When we were in India Karve also told us that he observed that many leaves of plants drip sugar and nutrients to the soil below and that  he suspects it has little to do with attracting pollinators or seed dispersers.  He believed it had more to do with a symbiosis in which the plants are actively "feeding" their symbiotic bacteria in the soil. So this is something that perhaps bears more investigation, particularly taking into account Mark David Heath's  observations and the historical record  from the past century that fresh sheet composting delays plant growth.

Perhaps there is some subtle interaction we can tease out that allows strategic placement of "fresh" material in certain locations.  We are  basing some of our assumptions on the idea that in the pre-hominid era there would have been little "natural" cured composting (most plants would have endured fresh fruitfall and in situ rotting with occasional manuring).  On the other hand,  perhaps "nature" isn't the best model for attempting high productivity geared to human population demands.

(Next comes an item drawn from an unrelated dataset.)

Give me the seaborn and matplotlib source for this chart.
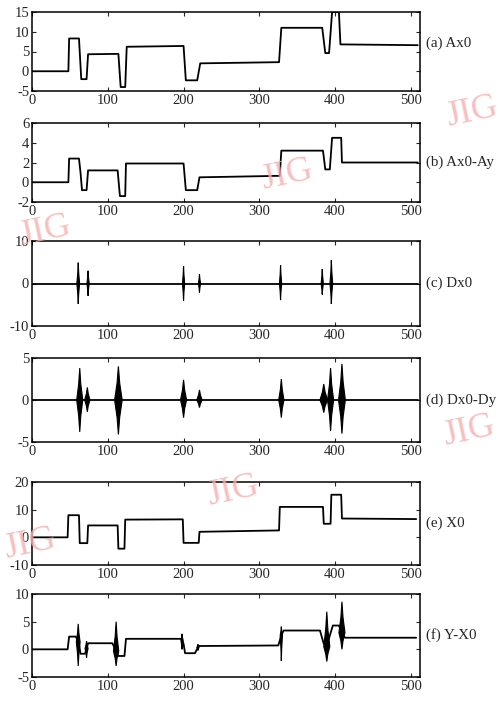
import numpy as np
import matplotlib
matplotlib.use("Agg")
import matplotlib.pyplot as plt
import seaborn as sns

# ---- data (sample index 0..512) ----
# (a) Ax0
a_x = [0, 48, 49, 62, 65, 72, 74, 114, 117, 123, 125, 200, 203, 218, 222, 326, 329, 383, 387, 392, 396, 405, 407, 509]
a_y = [0, 0, 8.3, 8.3, -2.0, -2.0, 4.3, 4.4, -4.0, -4.0, 6.2, 6.4, -2.3, -2.3, 2.0, 2.3, 11.0, 11.0, 4.6, 4.6, 15.0, 15.0, 6.8, 6.6]

# (b) Ax0-Ay
b_x = [0, 48, 49, 62, 64, 66, 72, 74, 113, 116, 123, 124, 200, 203, 218, 221, 327, 329, 384, 387, 393, 396, 408, 409, 509]
b_y = [0, 0, 2.4, 2.4, 1.0, -0.8, -0.8, 1.2, 1.2, -1.4, -1.4, 1.9, 1.9, -0.8, -0.8, 0.5, 0.65, 3.2, 3.2, 1.3, 1.3, 4.5, 4.5, 2.0, 2.0]

# (c) Dx0 : spikes at the step edges
c_center = [61, 74, 200, 221, 328, 383, 395]
c_hi = [4.9, 3.0, 4.1, 2.2, 4.3, 3.4, 5.5]
c_lo = [-4.8, -2.9, -4.0, -2.1, -3.9, -2.6, -4.8]
c_width = [1.8, 1.5, 1.5, 1.5, 1.5, 1.5, 1.8]

# (d) Dx0-Dy : oscillation bursts
d_center = [63, 73, 114, 200, 221, 329, 385, 394, 409]
d_hi = [3.8, 1.5, 4.0, 2.4, 1.2, 2.5, 1.9, 3.8, 4.3]
d_lo = [-3.8, -1.4, -4.1, -2.1, -0.9, -2.1, -1.5, -3.7, -4.0]
d_width = [4.0, 3.5, 5.0, 4.0, 3.5, 3.5, 5.0, 4.0, 4.5]

# (e) X0
e_x = [0, 47, 48, 62, 63, 73, 74, 113, 114, 122, 123, 199, 200, 220, 221, 326, 327, 384, 385, 394, 395, 408, 409, 507]
e_y = [0, 0, 8.0, 8.0, -2.1, -2.1, 4.3, 4.3, -4.1, -4.1, 6.4, 6.5, -2.0, -2.0, 2.0, 2.5, 11.0, 11.0, 4.9, 4.9, 15.4, 15.4, 6.8, 6.6]

# (f) Y-X0 : steps plus bursts
f_x = [0, 47, 49, 58, 62, 64, 70, 74, 106, 110, 114, 122, 124, 197, 200, 202, 215, 220, 325, 329, 332, 380, 385, 389, 393, 397, 405, 409, 413, 507]
f_y = [0, 0, 2.3, 2.3, 1.0, -0.8, -0.8, 1.1, 1.1, 0.0, -1.2, -1.2, 1.9, 1.9, 1.0, -0.7, -0.7, 0.6, 0.7, 2.5, 3.4, 3.4, 1.0, 0.5, 2.5, 4.3, 4.3, 3.0, 2.1, 2.1]
f_center = [61, 72, 111, 198, 219, 329, 389, 409]
f_hi = [4.6, 1.5, 5.0, 2.8, 0.9, 4.1, 6.8, 8.6]
f_lo = [-3.0, -1.5, -3.0, 0.0, -0.2, -2.1, -2.2, 0.0]
f_width = [2.5, 2.0, 3.5, 1.5, 1.5, 1.5, 4.0, 4.0]

labels = ["(a) Ax0", "(b) Ax0-Ay", "(c) Dx0", "(d) Dx0-Dy", "(e) X0", "(f) Y-X0"]
ylims = [(-5, 15), (-2, 6), (-10, 10), (-5, 5), (-10, 20), (-5, 10)]
yticks = [[-5, 0, 5, 10, 15], [-2, 0, 2, 4, 6], [-10, 0, 10], [-5, 0, 5], [-10, 0, 10, 20], [-5, 0, 5, 10]]

sns.set_style("ticks")
plt.rcParams["font.family"] = ["Liberation Serif", "DejaVu Serif"]
plt.rcParams["axes.unicode_minus"] = False
plt.rcParams["xtick.direction"] = "in"
plt.rcParams["ytick.direction"] = "in"

fig = plt.figure(figsize=(4.99, 7.02), dpi=100)

# axes boxes in pixels (top, bottom) from the reference
boxes = [(12, 91), (123, 202), (241, 326), (358, 442), (482, 565), (594, 677)]
left, right = 32, 420
axes = []
for top, bot in boxes:
    ax = fig.add_axes([left / 499, 1 - bot / 702, (right - left) / 499, (bot - top) / 702])
    axes.append(ax)


def draw_bursts(ax, base_x, base_y, centers, hi, lo, width):
    for c, h, l, w in zip(centers, hi, lo, width):
        mid = np.interp(c, base_x, base_y) if base_x is not None else 0.0
        amp_up = (h - mid) * 0.5
        amp_dn = (mid - l) * 0.5
        xs = [c - w, c - 0.35 * w, c, c + 0.35 * w, c + w, c + 0.35 * w, c, c - 0.35 * w]
        ys = [mid, mid + amp_up, h, mid + amp_up, mid, mid - amp_dn, l, mid - amp_dn]
        ax.fill(xs, ys, color="black", lw=0.8, ec="black")


line_kw = dict(color="black", linewidth=1.3, estimator=None, sort=False)

sns.lineplot(x=a_x, y=a_y, ax=axes[0], **line_kw)
sns.lineplot(x=b_x, y=b_y, ax=axes[1], **line_kw)
sns.lineplot(x=[0, 509], y=[0, 0], ax=axes[2], **line_kw)
draw_bursts(axes[2], None, None, c_center, c_hi, c_lo, c_width)
sns.lineplot(x=[0, 509], y=[0, 0], ax=axes[3], **line_kw)
draw_bursts(axes[3], None, None, d_center, d_hi, d_lo, d_width)
sns.lineplot(x=e_x, y=e_y, ax=axes[4], **line_kw)
sns.lineplot(x=f_x, y=f_y, ax=axes[5], **line_kw)
draw_bursts(axes[5], f_x, f_y, f_center, f_hi, f_lo, f_width)

for i, ax in enumerate(axes):
    ax.set_xlim(0, 512)
    ax.set_ylim(*ylims[i])
    ax.set_yticks(yticks[i])
    ax.set_xticks([0, 100, 200, 300, 400, 500])
    ax.tick_params(top=True, right=True, length=3, width=0.8, labelsize=10.5, pad=2)
    for s in ax.spines.values():
        s.set_linewidth(1.1)
        s.set_color("black")
    ax.set_xlabel("")
    ax.set_ylabel("")
    ypos = 0.61 if i == 0 else 0.5
    ax.text(1.015, ypos, labels[i], transform=ax.transAxes, ha="left", va="center", fontsize=10.8)

# faint "JIG" marks from the scanned page
wm = [(0.575, 0.75), (0.467, 0.30), (0.09, 0.67), (0.94, 0.385), (0.06, 0.225), (0.945, 0.84)]
for x, y in wm:
    fig.text(x, y, "JIG", color="#f6b0b0", fontsize=26, rotation=12, ha="center", va="center", alpha=0.8, zorder=0)

fig.savefig("out.png", dpi=100)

We are  certainly in agreement that placing fresh compost on plants can have a deleterious effect -- not the least of which is the "souring" of leaves, the blockage of effective photosynthesis, creation of anaerobia, possible overheating of plants through aerobic exothermia, etc.

We are grateful for the insights and experience and cautions that friends and colleagues like Mark offer, so please feel free to leave comments if you are reading this and have questions or insights to share.  We look forward to collaborating on ever more nuanced understandings of the miracle that is our natural world, and looking into ways to improve the adoption rate of composting systems is certainly key to improving our cooperation with our non-human fellow travelers on planet Earth!

Of course we at Solar CITIES favor capturing the energy from food scraps ground up by the Insinkerator in home and community biogas digestors whose digestate is then used to fertilizer the garden and build soil.  But there are many situations where winning acceptance of small scale biogas solutions will be harder than winning acceptance of more efficient composting regimes, and insofar as the Insinkerator has been now observed to work with nature to produce rich soil from food scraps in as little as three days we encourage this new Insinkerator/Composting symbiosis and will continue to do experiments that can establish its superiority to the normal methods.

We  hope you will join us in these efforts to replace the idea that organic wastes are problems with data that proves they are vital solutions to our food, water, health and energy security.